Last week, in a small church where an attached day care
served many church families, the minister suddenly decided
that providing day care was promoting the separation of
children and mothers. So he closed the day care.
Did he really expect mothers to "suddenly come to their senses
and stay home to cook and sew?" No. Mothers scrambled for
other situations. Why? Because the bills still needed to be paid,
and staying home is a luxury most mothers can't afford.

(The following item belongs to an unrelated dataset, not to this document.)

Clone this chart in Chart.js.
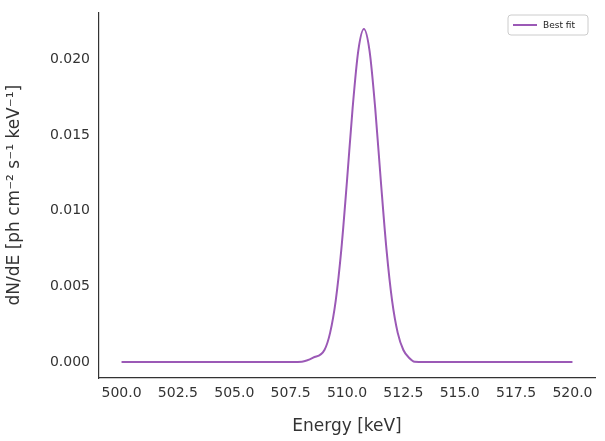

Day care is not a new, evil concept cranked out of the late part
of the 20th Century. During the industrial revolution mothers
who had to work used day care. Again, during World War II,
women held down both the domestic fort and the financial one
while dad was off defending the nation against the enemy and
day care again became a common practice.
In the '70s, the American dream crashed right through middle
class America's saving accounts and women again went to
work to make possible ordinary things like owning a home, a
second car and college for the kids. And now, in the '90s,
mom's job might mean the difference between eating and not
eating. For some families, it's that bad.
Everybody knows day care is rarely a better situation than the
individual one-on-one care a mother gives her child. But good
parents also see that child care goes beyond the single
relationship of mother to child.
Child care involves many kinds of care: father's care, sibling
care, extended family care and neighborhood care. These are
the kinds of ordinary relationships we once took for granted, yet
some of it has never been available for many of our children.
For all intents and purposes, many neighborhoods are dead. In
fact, most kids' sense of community is: here today, moved
tomorrow _ them or me._ as their families seek to follow jobs.
Families are scattered across the globe. People, on average,
move every third year, so children are not growing up with
cousins, aunts, uncles and grandparents. The whole concept of
family is sometimes limited to the photo album.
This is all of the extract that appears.